REQUEST: Print all of the lines exactly. Any picture among them stays out.

===============

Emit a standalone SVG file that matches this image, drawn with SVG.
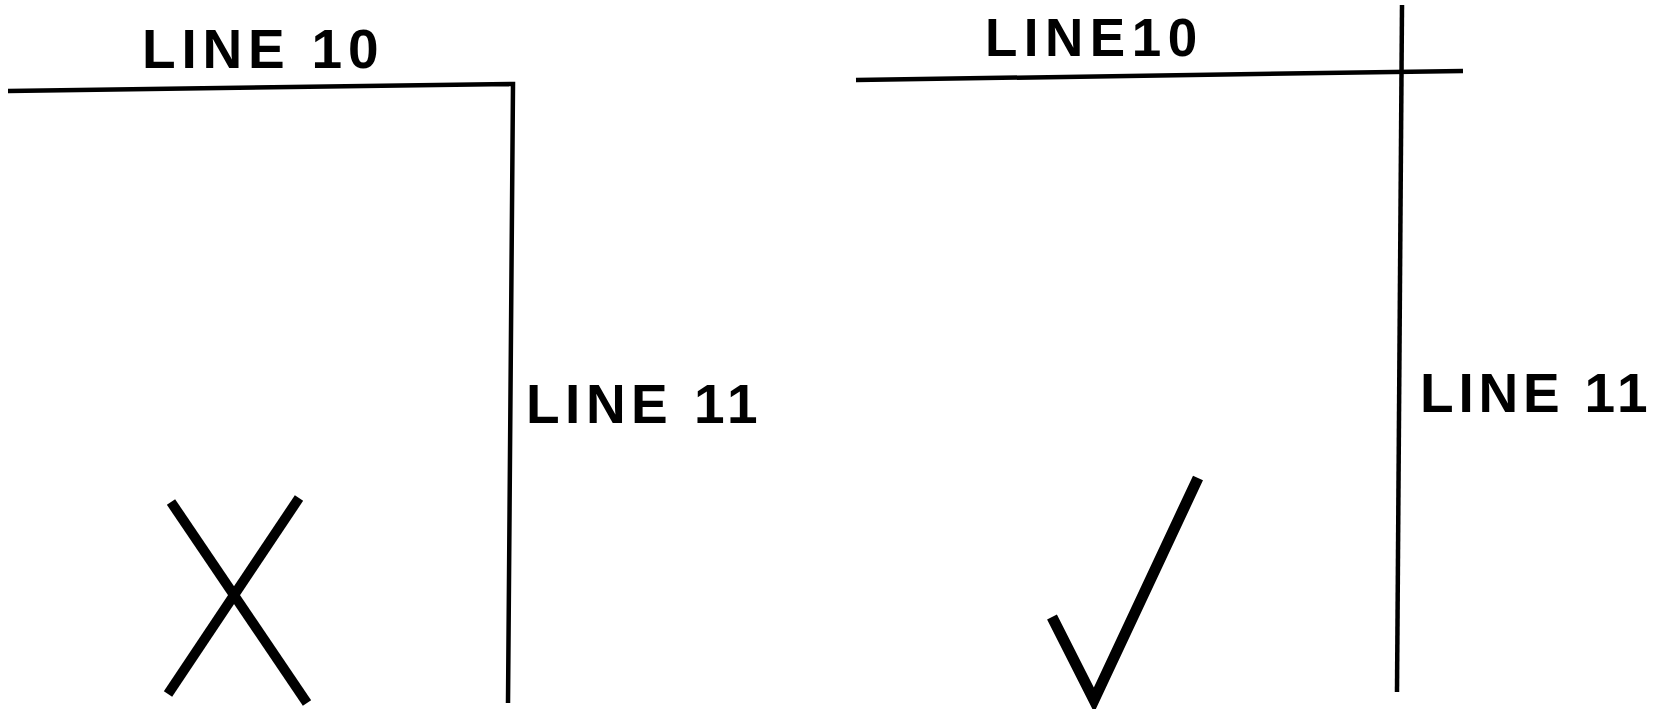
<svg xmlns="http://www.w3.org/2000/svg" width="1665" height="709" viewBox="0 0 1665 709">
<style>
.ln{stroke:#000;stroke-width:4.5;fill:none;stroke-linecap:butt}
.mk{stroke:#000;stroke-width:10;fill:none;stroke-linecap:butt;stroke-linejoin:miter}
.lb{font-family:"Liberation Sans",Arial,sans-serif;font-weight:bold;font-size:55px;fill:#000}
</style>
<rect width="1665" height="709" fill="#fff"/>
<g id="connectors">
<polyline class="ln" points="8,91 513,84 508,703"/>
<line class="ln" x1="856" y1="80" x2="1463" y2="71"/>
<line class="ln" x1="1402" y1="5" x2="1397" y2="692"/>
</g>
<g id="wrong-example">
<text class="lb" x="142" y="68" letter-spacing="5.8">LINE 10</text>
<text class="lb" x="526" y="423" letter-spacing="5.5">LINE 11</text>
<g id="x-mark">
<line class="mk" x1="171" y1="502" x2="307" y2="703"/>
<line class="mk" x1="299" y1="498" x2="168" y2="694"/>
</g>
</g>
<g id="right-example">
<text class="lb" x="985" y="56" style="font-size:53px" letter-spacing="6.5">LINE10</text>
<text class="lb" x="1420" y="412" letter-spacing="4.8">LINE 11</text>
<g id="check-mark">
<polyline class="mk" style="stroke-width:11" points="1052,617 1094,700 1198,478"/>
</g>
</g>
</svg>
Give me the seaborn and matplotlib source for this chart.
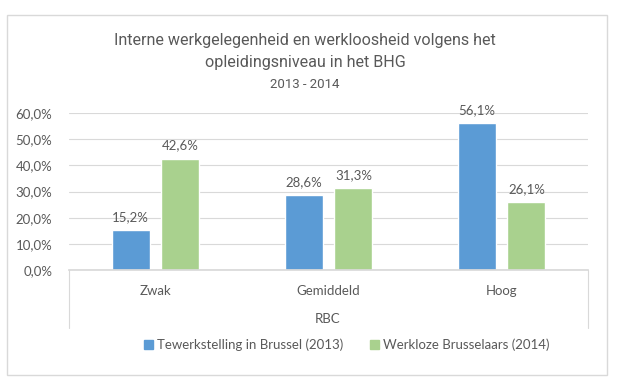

===============

CORRECT OUTPUT:
Emit a standalone SVG file that matches this image, drawn with SVG.
<svg xmlns="http://www.w3.org/2000/svg" width="1665" height="709" viewBox="0 0 1665 709">
<style>
.ln{stroke:#000;stroke-width:4.5;fill:none;stroke-linecap:butt}
.mk{stroke:#000;stroke-width:10;fill:none;stroke-linecap:butt;stroke-linejoin:miter}
.lb{font-family:"Liberation Sans",Arial,sans-serif;font-weight:bold;font-size:55px;fill:#000}
</style>
<rect width="1665" height="709" fill="#fff"/>
<g id="connectors">
<polyline class="ln" points="8,91 513,84 508,703"/>
<line class="ln" x1="856" y1="80" x2="1463" y2="71"/>
<line class="ln" x1="1402" y1="5" x2="1397" y2="692"/>
</g>
<g id="wrong-example">
<text class="lb" x="142" y="68" letter-spacing="5.8">LINE 10</text>
<text class="lb" x="526" y="423" letter-spacing="5.5">LINE 11</text>
<g id="x-mark">
<line class="mk" x1="171" y1="502" x2="307" y2="703"/>
<line class="mk" x1="299" y1="498" x2="168" y2="694"/>
</g>
</g>
<g id="right-example">
<text class="lb" x="985" y="56" style="font-size:53px" letter-spacing="6.5">LINE10</text>
<text class="lb" x="1420" y="412" letter-spacing="4.8">LINE 11</text>
<g id="check-mark">
<polyline class="mk" style="stroke-width:11" points="1052,617 1094,700 1198,478"/>
</g>
</g>
</svg>
Give me the seaborn and matplotlib source for this chart.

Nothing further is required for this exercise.